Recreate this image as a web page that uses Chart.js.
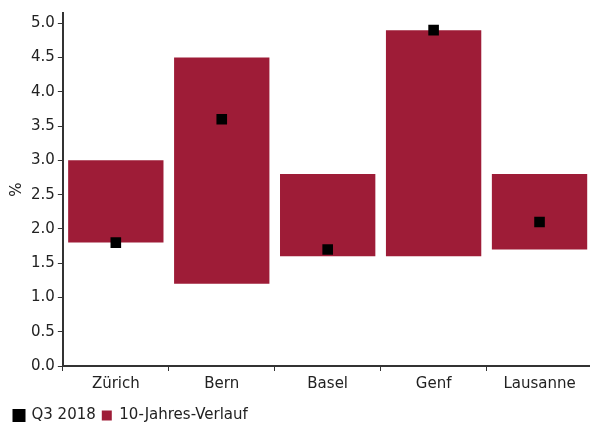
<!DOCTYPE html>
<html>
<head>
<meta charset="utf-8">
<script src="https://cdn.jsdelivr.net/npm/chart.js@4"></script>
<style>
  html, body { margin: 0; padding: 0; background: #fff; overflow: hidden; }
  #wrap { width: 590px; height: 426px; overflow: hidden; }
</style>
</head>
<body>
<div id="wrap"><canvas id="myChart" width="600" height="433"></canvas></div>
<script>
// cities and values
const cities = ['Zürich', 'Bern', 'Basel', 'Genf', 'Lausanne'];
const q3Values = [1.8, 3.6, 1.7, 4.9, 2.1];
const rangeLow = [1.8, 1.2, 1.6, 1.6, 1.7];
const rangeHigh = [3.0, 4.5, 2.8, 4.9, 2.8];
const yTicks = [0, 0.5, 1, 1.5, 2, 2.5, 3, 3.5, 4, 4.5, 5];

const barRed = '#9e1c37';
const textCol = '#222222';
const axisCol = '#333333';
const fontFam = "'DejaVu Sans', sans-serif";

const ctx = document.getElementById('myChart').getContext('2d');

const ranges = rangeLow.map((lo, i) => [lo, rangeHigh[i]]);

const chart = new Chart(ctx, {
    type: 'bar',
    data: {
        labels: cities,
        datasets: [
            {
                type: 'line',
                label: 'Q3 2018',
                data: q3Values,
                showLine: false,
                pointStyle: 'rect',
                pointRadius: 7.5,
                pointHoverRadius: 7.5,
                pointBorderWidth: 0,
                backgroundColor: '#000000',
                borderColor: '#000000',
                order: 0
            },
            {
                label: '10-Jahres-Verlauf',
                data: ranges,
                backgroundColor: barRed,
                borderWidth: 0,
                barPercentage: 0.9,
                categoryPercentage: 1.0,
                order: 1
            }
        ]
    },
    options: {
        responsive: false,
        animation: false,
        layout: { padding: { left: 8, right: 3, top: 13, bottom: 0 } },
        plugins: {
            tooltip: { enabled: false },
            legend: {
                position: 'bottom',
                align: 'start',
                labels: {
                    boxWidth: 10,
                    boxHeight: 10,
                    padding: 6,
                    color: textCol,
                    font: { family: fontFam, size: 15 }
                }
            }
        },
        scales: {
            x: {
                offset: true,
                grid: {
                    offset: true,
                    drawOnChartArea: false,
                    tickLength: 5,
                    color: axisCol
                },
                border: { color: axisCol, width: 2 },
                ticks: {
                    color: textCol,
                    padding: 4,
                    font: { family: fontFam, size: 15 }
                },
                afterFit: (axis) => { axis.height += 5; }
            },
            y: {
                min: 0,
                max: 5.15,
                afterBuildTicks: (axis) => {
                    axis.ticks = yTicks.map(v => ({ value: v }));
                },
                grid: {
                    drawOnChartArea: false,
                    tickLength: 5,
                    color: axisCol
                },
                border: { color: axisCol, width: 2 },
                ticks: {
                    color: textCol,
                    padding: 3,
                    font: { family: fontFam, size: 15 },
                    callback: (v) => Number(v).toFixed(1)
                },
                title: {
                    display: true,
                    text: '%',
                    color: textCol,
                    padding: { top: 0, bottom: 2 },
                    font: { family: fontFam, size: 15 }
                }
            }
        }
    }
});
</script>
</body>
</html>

####

* _Aim_: Leave out the pictures and restate, word for word, the lines from the top of the data through the line containing "const ranges = rangeLow.map((lo, i)", both included.

* _Result of the exercise_:
Recreate this image as a web page that uses Chart.js.
<!DOCTYPE html>
<html>
<head>
<meta charset="utf-8">
<script src="https://cdn.jsdelivr.net/npm/chart.js@4"></script>
<style>
  html, body { margin: 0; padding: 0; background: #fff; overflow: hidden; }
  #wrap { width: 590px; height: 426px; overflow: hidden; }
</style>
</head>
<body>
<div id="wrap"><canvas id="myChart" width="600" height="433"></canvas></div>
<script>
// cities and values
const cities = ['Zürich', 'Bern', 'Basel', 'Genf', 'Lausanne'];
const q3Values = [1.8, 3.6, 1.7, 4.9, 2.1];
const rangeLow = [1.8, 1.2, 1.6, 1.6, 1.7];
const rangeHigh = [3.0, 4.5, 2.8, 4.9, 2.8];
const yTicks = [0, 0.5, 1, 1.5, 2, 2.5, 3, 3.5, 4, 4.5, 5];

const barRed = '#9e1c37';
const textCol = '#222222';
const axisCol = '#333333';
const fontFam = "'DejaVu Sans', sans-serif";

const ctx = document.getElementById('myChart').getContext('2d');

const ranges = rangeLow.map((lo, i) => [lo, rangeHigh[i]]);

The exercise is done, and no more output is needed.